» Problem statement:
From the listing below, return each line that includes "chart".

» Supplied material:
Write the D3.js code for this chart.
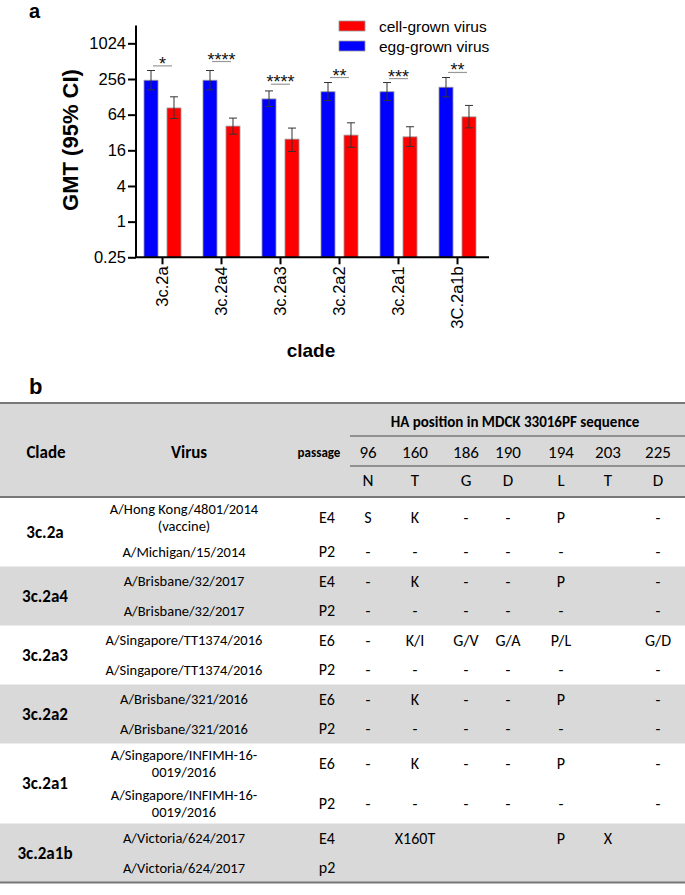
<!DOCTYPE html>
<html>
<head>
<meta charset="utf-8">
<script src="https://cdn.jsdelivr.net/npm/d3@7"></script>
<style>
  body { margin: 0; background: #fff; }
  svg { display: block; }
</style>
</head>
<body>
<div class="chart"></div>
<script>
// panel a data
var clades = ["3c.2a", "3c.2a4", "3c.2a3", "3c.2a2", "3c.2a1", "3C.2a1b"];
var eggGMT = [244, 244, 118, 156, 156, 186];
var eggLo = [168, 168, 88, 111, 111, 128];
var eggHi = [356, 356, 161, 223, 223, 271];
var cellGMT = [83, 41, 24.7, 28.9, 27, 58.7];
var cellLo = [55, 30, 15.3, 18, 18.6, 38.3];
var cellHi = [128, 56, 38, 46.6, 40, 91.6];
var sigLabels = ["*", "****", "****", "**", "***", "**"];
var sigLevel = [426, 505, 209, 271, 260, 330];
var yTicks = [0.25, 1, 4, 16, 64, 256, 1024];
var seriesNames = ["cell-grown virus", "egg-grown virus"];

// panel b data
var positions = ["96", "160", "186", "190", "194", "203", "225"];
var refResidues = ["N", "T", "G", "D", "L", "T", "D"];
var tableClades = ["3c.2a", "3c.2a4", "3c.2a3", "3c.2a2", "3c.2a1", "3c.2a1b"];
var virusNames = [
  "A/Hong Kong/4801/2014\n(vaccine)", "A/Michigan/15/2014",
  "A/Brisbane/32/2017", "A/Brisbane/32/2017",
  "A/Singapore/TT1374/2016", "A/Singapore/TT1374/2016",
  "A/Brisbane/321/2016", "A/Brisbane/321/2016",
  "A/Singapore/INFIMH-16-\n0019/2016", "A/Singapore/INFIMH-16-\n0019/2016",
  "A/Victoria/624/2017", "A/Victoria/624/2017"
];
var passages = ["E4", "P2", "E4", "P2", "E6", "P2", "E6", "P2", "E6", "P2", "E4", "p2"];
var residues = [
  ["S", "K", "-", "-", "P", "", "-"],
  ["-", "-", "-", "-", "-", "", "-"],
  ["-", "K", "-", "-", "P", "", "-"],
  ["-", "-", "-", "-", "-", "", "-"],
  ["-", "K/I", "G/V", "G/A", "P/L", "", "G/D"],
  ["-", "-", "-", "-", "-", "", "-"],
  ["-", "K", "-", "-", "P", "", "-"],
  ["-", "-", "-", "-", "-", "", "-"],
  ["-", "K", "-", "-", "P", "", "-"],
  ["-", "-", "-", "-", "-", "", "-"],
  ["", "X160T", "", "", "P", "X", ""],
  ["", "", "", "", "", "", ""]
];

var width = 685,
    height = 895;

var arial = "'Liberation Sans', Arial, sans-serif";
var calibri = "Carlito, Calibri, Lato, sans-serif";

var svg = d3.select(".chart").append("svg")
    .attr("width", width)
    .attr("height", height);

// ---------- panel a ----------
var x0 = d3.scaleBand()
    .domain(clades)
    .range([133, 487])
    .paddingInner(22 / 59)
    .paddingOuter(11 / 59);

var x1 = d3.scaleBand()
    .domain(["egg", "cell"])
    .range([0, x0.bandwidth()])
    .paddingInner(0.391);

var y = d3.scaleLog()
    .base(2)
    .domain([0.25, 2048])
    .range([257.3, 25.5]);

var color = { egg: "#0000ff", cell: "#ff0000" };

svg.append("text")
    .attr("x", 29)
    .attr("y", 18)
    .attr("font-family", arial)
    .attr("font-weight", "bold")
    .attr("font-size", "20px")
    .text("a");

var groups = svg.append("g")
    .selectAll("g")
    .data(clades)
    .enter()
    .append("g")
    .attr("transform", function(d) { return "translate(" + x0(d) + ",0)"; });

groups.each(function(d, i) {
  var g = d3.select(this);
  var bars = [
    { key: "egg", v: eggGMT[i], lo: eggLo[i], hi: eggHi[i] },
    { key: "cell", v: cellGMT[i], lo: cellLo[i], hi: cellHi[i] }
  ];
  g.selectAll("rect")
      .data(bars)
      .enter()
      .append("rect")
      .attr("x", function(b) { return x1(b.key); })
      .attr("width", x1.bandwidth())
      .attr("y", function(b) { return y(b.v); })
      .attr("height", function(b) { return y(0.25) - y(b.v); })
      .attr("fill", function(b) { return color[b.key]; })
      .attr("stroke", "#9a9a9a")
      .attr("stroke-width", 0.8);

  var err = g.selectAll(".err")
      .data(bars)
      .enter()
      .append("g")
      .attr("class", "err")
      .attr("stroke", "#333")
      .attr("stroke-width", 1);
  err.append("line")
      .attr("x1", function(b) { return x1(b.key) + x1.bandwidth() / 2; })
      .attr("x2", function(b) { return x1(b.key) + x1.bandwidth() / 2; })
      .attr("y1", function(b) { return y(b.hi); })
      .attr("y2", function(b) { return y(b.lo); });
  err.selectAll(".cap")
      .data(function(b) { return [b.hi, b.lo].map(function(v) { return { key: b.key, v: v }; }); })
      .enter()
      .append("line")
      .attr("x1", function(c) { return x1(c.key) + x1.bandwidth() / 2 - 4; })
      .attr("x2", function(c) { return x1(c.key) + x1.bandwidth() / 2 + 4; })
      .attr("y1", function(c) { return y(c.v); })
      .attr("y2", function(c) { return y(c.v); });

  var cx = x0.bandwidth() / 2;
  g.append("line")
      .attr("x1", cx - 9.5)
      .attr("x2", cx + 9.5)
      .attr("y1", y(sigLevel[i]))
      .attr("y2", y(sigLevel[i]))
      .attr("stroke", "#999")
      .attr("stroke-width", 1.2);
  g.append("text")
      .attr("x", cx)
      .attr("y", y(sigLevel[i]) + 4)
      .attr("text-anchor", "middle")
      .attr("font-family", arial)
      .attr("font-size", "18px")
      .attr("fill", "#111")
      .text(sigLabels[i]);
});

// axes
var yAxis = d3.axisLeft(y)
    .tickValues(yTicks)
    .tickSize(8)
    .tickFormat(function(d) { return d < 1 ? "0.25" : d3.format("d")(d); });

svg.append("g")
    .attr("transform", "translate(136,0)")
    .call(yAxis)
    .call(function(g) {
      g.select(".domain").attr("stroke-width", 2).attr("d", "M0," + y(2048) + "V" + y(0.25));
      g.selectAll(".tick line").attr("stroke-width", 2);
      g.selectAll(".tick text")
          .attr("font-family", arial)
          .attr("font-size", "16.5px")
          .attr("fill", "#000")
          .attr("x", -10);
    });

var xAxis = d3.axisBottom(x0)
    .tickSize(7)
    .tickSizeOuter(0);

svg.append("g")
    .attr("transform", "translate(0," + y(0.25) + ")")
    .call(xAxis)
    .call(function(g) {
      g.select(".domain").attr("stroke-width", 2).attr("d", "M136,0H489");
      g.selectAll(".tick line").attr("stroke-width", 2);
      g.selectAll(".tick text")
          .attr("font-family", arial)
          .attr("font-size", "16.5px")
          .attr("fill", "#000")
          .attr("transform", "rotate(-90)")
          .attr("text-anchor", "end")
          .attr("x", -9)
          .attr("y", 0)
          .attr("dy", "0.35em");
    });

svg.append("text")
    .attr("transform", "translate(78,140) rotate(-90)")
    .attr("text-anchor", "middle")
    .attr("font-family", arial)
    .attr("font-weight", "bold")
    .attr("font-size", "22px")
    .text("GMT (95% CI)");

svg.append("text")
    .attr("x", 311)
    .attr("y", 357)
    .attr("text-anchor", "middle")
    .attr("font-family", arial)
    .attr("font-weight", "bold")
    .attr("font-size", "19px")
    .text("clade");

// legend
var legend = svg.append("g")
    .selectAll("g")
    .data(seriesNames)
    .enter()
    .append("g")
    .attr("transform", function(d, i) { return "translate(339," + (21 + i * 20) + ")"; });
legend.append("rect")
    .attr("width", 26)
    .attr("height", 10)
    .attr("fill", function(d, i) { return i === 0 ? color.cell : color.egg; })
    .attr("stroke", "#9a9a9a")
    .attr("stroke-width", 0.8);
legend.append("text")
    .attr("x", 40)
    .attr("y", 10.5)
    .attr("font-family", arial)
    .attr("font-size", "15.5px")
    .text(function(d) { return d; });

// ---------- panel b ----------
svg.append("text")
    .attr("x", 29)
    .attr("y", 394)
    .attr("font-family", arial)
    .attr("font-weight", "bold")
    .attr("font-size", "22px")
    .text("b");

// measured column centres are not perfectly even
var colCentres = [368, 415, 466, 508, 561, 608, 658];
function cx(j) { return colCentres[j]; }

var headTop = 403,
    headBottom = 497,
    singleRow = 29.5,
    doubleRow = 40;

var tb = svg.append("g").attr("font-family", calibri).attr("fill", "#000");

tb.append("rect")
    .attr("x", 0).attr("y", headTop)
    .attr("width", width).attr("height", headBottom - headTop)
    .attr("fill", "#d9d9d9");

// body rows
var rowTops = [], yy = headBottom;
virusNames.forEach(function(v) {
  var h = v.indexOf("\n") >= 0 ? doubleRow : singleRow;
  rowTops.push({ top: yy, h: h });
  yy += h;
});
var tableBottom = yy;

tableClades.forEach(function(c, k) {
  var a = rowTops[2 * k], b = rowTops[2 * k + 1];
  var top = a.top, bot = b.top + b.h;
  if (k % 2 === 1) {
    tb.append("rect")
        .attr("x", 0).attr("y", top)
        .attr("width", width).attr("height", bot - top)
        .attr("fill", "#d9d9d9");
  }
  tb.append("text")
      .attr("x", 45)
      .attr("y", (top + bot) / 2)
      .attr("dy", "0.35em")
      .attr("text-anchor", "middle")
      .attr("font-weight", "bold")
      .attr("font-size", "17px")
      .text(c);
});

virusNames.forEach(function(v, r) {
  var row = rowTops[r];
  var mid = row.top + row.h / 2;
  var lines = v.split("\n");
  tb.append("text")
      .attr("x", 184)
      .attr("y", mid - (lines.length - 1) * 8.5)
      .attr("text-anchor", "middle")
      .attr("font-size", "14.5px")
      .selectAll("tspan")
      .data(lines)
      .enter()
      .append("tspan")
      .attr("x", 184)
      .attr("dy", function(d, i) { return i === 0 ? "0.35em" : "17px"; })
      .text(function(d) { return d; });
  tb.append("text")
      .attr("x", 327)
      .attr("y", mid)
      .attr("dy", "0.35em")
      .attr("text-anchor", "middle")
      .attr("font-size", "16px")
      .text(passages[r]);
  residues[r].forEach(function(s, j) {
    if (!s) return;
    tb.append("text")
        .attr("x", cx(j))
        .attr("y", mid)
        .attr("dy", "0.35em")
        .attr("text-anchor", "middle")
        .attr("font-size", "16px")
        .text(s);
  });
});

// header text
tb.append("text")
    .attr("x", 515)
    .attr("y", 422)
    .attr("dy", "0.35em")
    .attr("text-anchor", "middle")
    .attr("font-weight", "bold")
    .attr("font-size", "15px")
    .text("HA position in MDCK 33016PF sequence");
tb.append("text")
    .attr("x", 46).attr("y", 452).attr("dy", "0.35em")
    .attr("text-anchor", "middle").attr("font-weight", "bold").attr("font-size", "17px")
    .text("Clade");
tb.append("text")
    .attr("x", 189).attr("y", 452).attr("dy", "0.35em")
    .attr("text-anchor", "middle").attr("font-weight", "bold").attr("font-size", "17px")
    .text("Virus");
tb.append("text")
    .attr("x", 319).attr("y", 452).attr("dy", "0.35em")
    .attr("text-anchor", "middle").attr("font-weight", "bold").attr("font-size", "13px")
    .text("passage");
positions.forEach(function(p, j) {
  tb.append("text")
      .attr("x", cx(j)).attr("y", 452).attr("dy", "0.35em")
      .attr("text-anchor", "middle").attr("font-size", "17px")
      .text(p);
  tb.append("text")
      .attr("x", cx(j)).attr("y", 480).attr("dy", "0.35em")
      .attr("text-anchor", "middle").attr("font-size", "17px")
      .text(refResidues[j]);
});

// rules
tb.append("line").attr("x1", 0).attr("x2", width).attr("y1", headTop).attr("y2", headTop)
    .attr("stroke", "#777").attr("stroke-width", 2);
tb.append("line").attr("x1", 350).attr("x2", width).attr("y1", 436).attr("y2", 436)
    .attr("stroke", "#777").attr("stroke-width", 1.5);
tb.append("line").attr("x1", 350).attr("x2", width).attr("y1", 466).attr("y2", 466)
    .attr("stroke", "#777").attr("stroke-width", 1.5);
tb.append("line").attr("x1", 0).attr("x2", width).attr("y1", headBottom).attr("y2", headBottom)
    .attr("stroke", "#777").attr("stroke-width", 2);
tb.append("line").attr("x1", 0).attr("x2", width).attr("y1", tableBottom).attr("y2", tableBottom)
    .attr("stroke", "#777").attr("stroke-width", 2);
</script>
</body>
</html>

» Task output:
Write the D3.js code for this chart.
<div class="chart"></div>
var svg = d3.select(".chart").append("svg")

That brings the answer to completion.